For instance, the effective resistances of all edges in the hypercube ${Q_n}$ on ${N=2^n}$ vertices are very close to ${1/2n=1/2\log N}$. Thus, repeatedly applying Theorem 2 implies that it can be partitioned into ${O(\log N)}$ constant degree subgraphs, each of which is an ${O(1)-}$approximation of ${1/\log N \cdot Q_n}$. In fact, this type of conclusion holds for any edge-transitive graph, in which symmetry implies that each edge has exactly the same effective resistance.

The above result may be seen as a generalization of the theorem of Frieze and Molloy, which says that upto a certain extent any sufficiently good expander graph may be partitioned into sparser expander graphs. It may also seen as an unweighted version of the spectral sparsification theorem of Batson, Spielman, and myself, which says that every graph has a weighted ${O(1)}$-factor spectral approximation with ${O(n)}$ edges. The recursive partitioning argument that we have used is quite natural and appears to have been observed a number of times in various contexts; see for instance this paper of Rudelson, as well as the very recent work of Harvey and Olver.

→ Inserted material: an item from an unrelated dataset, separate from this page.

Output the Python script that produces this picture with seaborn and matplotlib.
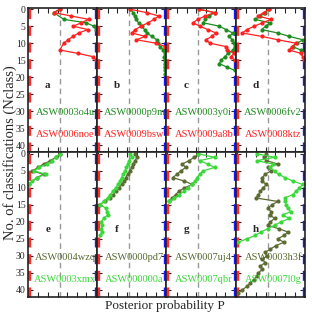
import matplotlib
matplotlib.use("Agg")
import matplotlib.pyplot as plt
import numpy as np
import seaborn as sns

# panel letters and sample names
letters = ["a", "b", "c", "d", "e", "f", "g", "h"]
names_top = ["ASW0003o4u", "ASW0000p9m", "ASW0003y0i", "ASW0006fv2",
             "ASW0004wzq", "ASW0000pd7", "ASW0007uj4", "ASW0003h3f"]
names_bot = ["ASW0006noe", "ASW0009bsw", "ASW0009a8b", "ASW0008ktz",
             "ASW0003xmx", "ASW000000a", "ASW0007qbr", "ASW0007l0g"]

# first series (green / olive) : posterior P and Nclass
s1_p = [
    [0.46, 0.37, 0.52, 0.85, 0.97, 1.0],
    [0.48, 0.52, 0.55, 0.56, 0.60, 0.65, 0.69, 0.72, 0.80, 0.87, 0.89, 0.92,
     0.97, 0.99, 0.98, 0.99, 0.99, 1.0, 0.99, 1.0],
    [0.47, 0.70, 0.62, 0.56, 0.53, 0.77, 0.87, 0.97, 0.92, 0.96, 0.99, 1.0,
     0.98, 0.90, 0.85, 0.80, 0.77, 0.88, 1.0],
    [0.48, 0.42, 0.35, 0.27, 0.49, 0.43, 0.37, 0.61, 0.78, 0.98, 0.90, 0.83, 0.95],
    [0.47, 0.40, 0.32, 0.22, 0.14, 0.05, 0.22, 0.12, 0.0],
    [0.55, 0.58, 0.55, 0.52, 0.50, 0.47, 0.44, 0.41, 0.39, 0.35, 0.31, 0.27,
     0.22, 0.17, 0.10, 0.02],
    [0.46, 0.40, 0.32, 0.22, 0.27, 0.20, 0.14, 0.08, 0.25, 0.37, 0.25, 0.17,
     0.12, 0.07, 0.02],
    [0.44, 0.40, 0.44, 0.61, 0.46, 0.51, 0.42, 0.38, 0.37, 0.44, 0.39, 0.35,
     0.32, 0.29, 0.61, 0.52, 0.46, 0.51, 0.50, 0.56, 0.50, 0.46, 0.62, 0.76,
     0.70, 0.61, 0.70, 0.58, 0.50, 0.42, 0.45, 0.38, 0.42, 0.35, 0.38, 0.32,
     0.30, 0.25, 0.20, 0.15, 0.08, 0.02],
]
s1_n = [
    [0, 1, 3, 4, 5, 6],
    list(range(20)),
    list(range(19)),
    list(range(13)),
    [0, 1, 2, 3, 4, 5, 6, 7, 9],
    list(range(16)),
    list(range(15)),
    list(range(42)),
]

# second series (red / light green)
s2_p = [
    [0.47, 0.37, 0.63, 0.89, 0.78, 0.66, 0.88, 0.74, 0.66, 0.58, 0.52, 0.46,
     0.73, 0.96, 1.0],
    [0.47, 0.72, 0.90, 0.83, 0.74, 0.64, 0.55, 0.50, 0.70, 0.57, 0.86, 1.0],
    [0.47, 0.70, 0.56, 0.45, 0.38, 0.48, 0.60, 0.72, 0.66, 0.57, 0.63, 0.87,
     0.89, 0.99, 0.94, 1.0],
    [0.48, 0.40, 0.31, 0.51, 0.38, 0.26, 0.15, 0.08, 0.37, 0.61, 0.88, 0.82,
     0.78, 0.95, 0.98, 1.0],
    [0.47, 0.40, 0.35, 0.27, 0.15, 0.08, 0.25, 0.12, 0.05, 0.0],
    [0.48, 0.50, 0.46, 0.44, 0.42, 0.40, 0.37, 0.35, 0.32, 0.30, 0.26, 0.22,
     0.18, 0.14, 0.08, 0.03, 0.12, 0.13, 0.14, 0.08, 0.05, 0.06, 0.05, 0.06, 0.03],
    [0.46, 0.70, 0.48, 0.60, 0.70, 0.53, 0.48, 0.44, 0.41, 0.36, 0.30, 0.25,
     0.17, 0.10, 0.02],
    [0.30, 0.56, 0.30, 0.54, 0.49, 0.56, 0.62, 0.72, 0.83, 0.98, 0.93, 0.88,
     0.83, 0.71, 0.72, 0.73, 0.76, 0.80, 0.68, 0.78, 0.66, 0.56, 0.46, 0.36,
     0.27, 0.15, 0.02],
]
s2_n = [
    [0, 1, 2, 3, 4, 5, 6, 7, 8, 9, 10, 12, 13, 14, 15],
    list(range(12)),
    list(range(16)),
    list(range(16)),
    list(range(10)),
    list(range(25)),
    list(range(15)),
    list(range(27)),
]

col1 = ["#1e8c1e"] * 4 + ["#5b6b32"] * 4
col2 = ["#ff2020"] * 4 + ["#3ad83a"] * 4

sns.set_style("ticks")
plt.rcParams["font.family"] = ["Liberation Serif", "DejaVu Serif"]

fig, axes = plt.subplots(2, 4, figsize=(3.12, 3.19), dpi=100)
plt.subplots_adjust(left=0.089, right=0.978, top=0.976, bottom=0.069,
                    wspace=0, hspace=0)

for i, ax in enumerate(axes.flat):
    ax.axvline(0, color="#ff2a2a", lw=2.4, ls=(0, (3, 2)), zorder=1)
    ax.axvline(1, color="#1a1aff", lw=2.4, ls=(0, (3, 2)), zorder=1)
    ax.axvline(0.46, color="#999999", lw=1.0, ls=(0, (4, 3)), zorder=1)
    sns.lineplot(x=s1_p[i], y=s1_n[i], sort=False, estimator=None, marker="o",
                 markersize=3, markeredgewidth=0, color=col1[i], lw=0.9, ax=ax)
    sns.lineplot(x=s2_p[i], y=s2_n[i], sort=False, estimator=None, marker="o",
                 markersize=3, markeredgewidth=0, color=col2[i], lw=0.9, ax=ax)
    ax.set_xlim(-0.015, 1.015)
    ax.set_ylim(42.1, -0.45)
    ax.set_xticks(np.arange(0, 1.01, 1 / 7))
    ax.set_xticklabels([])
    ax.set_yticks(np.arange(0, 41, 5))
    ax.tick_params(direction="in", length=3.5, width=0.8, top=True, right=True,
                   labelsize=7, pad=1.5)
    if i % 4 != 0:
        ax.set_yticklabels([])
    for sp in ax.spines.values():
        sp.set_color("#222222")
        sp.set_linewidth(1.2)
    ax.text(0.28, 22.3, letters[i], fontsize=8, fontweight="bold",
            ha="center", va="center")
    ax.text(0.54, 30.5, names_top[i], fontsize=7.5, color=col1[i],
            ha="center", va="center")
    ax.text(0.54, 37.0, names_bot[i], fontsize=7.5, color=col2[i],
            ha="center", va="center")
    ax.set_xlabel("")
    ax.set_ylabel("")

fig.text(0.53, 0.04, "Posterior probability P", ha="center", va="center",
         fontsize=9.5)
fig.text(0.032, 0.52, "No. of classifications (Nclass)", rotation=90,
         ha="center", va="center", fontsize=10.5)

fig.savefig("out.png", dpi=100)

## Conclusion and Open Questions

Theorem 1 essentially shows that under the mildest possible conditions, a quadratic form / sum of outer products can be split in two’ while preserving its spectral properties. Since graphs can be encoded as quadratic forms / outer products, the theorem implies that they also can be split into two while preserving some properties. However, a lot of other objects can also be encoded this way. For instance, applying Theorem 1 to a submatrix of a Discrete Fourier Transform (it also holds over ${\mathbb{C}^n}$) or Hadamard matrix yields a strengthening of the `uncertainty principle’ for Fourier matrices, which says that a signal cannot be localized both in the time domain and the frequency domain; see this paper of Casazza and Weber for details. This strengthening has implications in signal processing, and its infinite dimensional analogue is useful in analytic number theory. For a thorough survey of the consequences of the Kadison-Singer conjecture and Theorem 1 in many diverse areas, check out this survey.

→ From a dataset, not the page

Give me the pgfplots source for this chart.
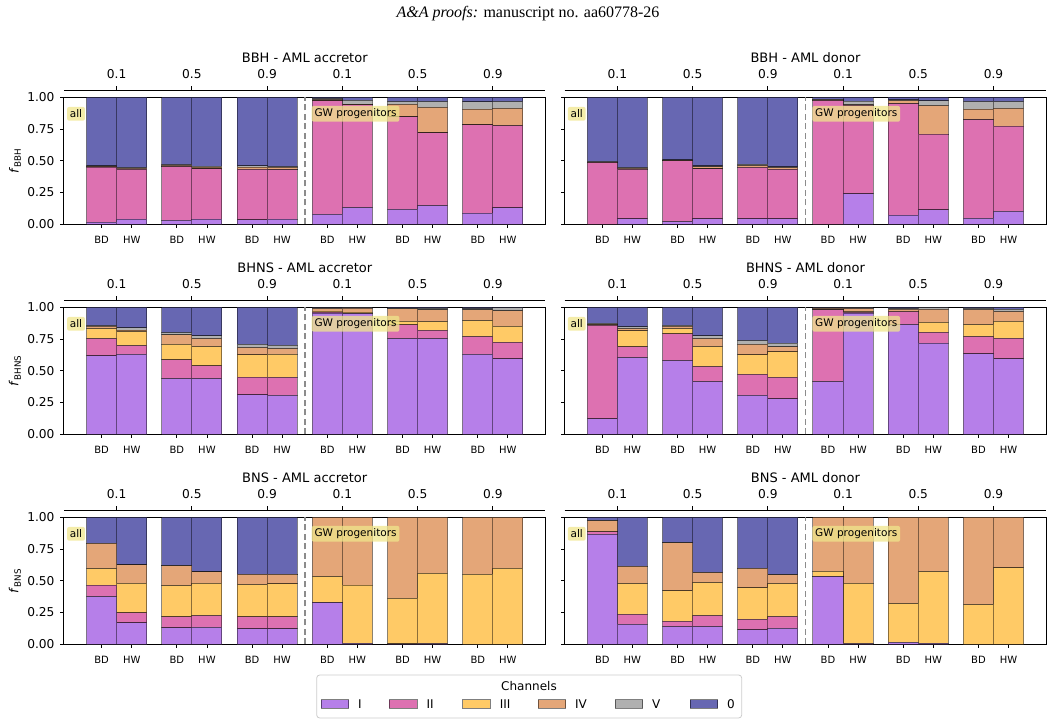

To conclude, let me point out that the current proof of Theorem 1 is not algorithmic, since it involves reasoning about polynomials which are in general ${\#P}$-hard to compute. Finding a polynomial-time algorithm which delivers the low-discrepancy partition promised by the theorem is likely to yield further insights into the techniques used to prove it as well as more connections to other areas — just as the beautiful work of Moser-Tardos, Bansal, and Lovett-Meka has done for the Lovasz Local Lemma and Spencer’s theorem. It would also be nice to see if the methods used here can be used to recover known results in discrepancy theory, such as Spencer’s theorem itself.

Acknowledgments

Thanks to Nick Harvey, Daniel Spielman, and Nisheeth Vishnoi for helpful suggestions, comments, and corrections during the preparation of this post.

1. July 12, 2013 5:43 am

Wonderful result! It is nice how a classical question with analysis is related to discrapancy-theory, partitioning graphs into expanders and related questions in discrete mathematics and TOC. Of course the interlacing polynomial method looks very powerful. A well known discrepancy problem which is still open is Komlos’ conjecture.

2. July 18, 2013 4:32 am

Great result, and very nicely explained! BY the way, in the first paragraph, what is the role of m? Surely it fails for m=2^n?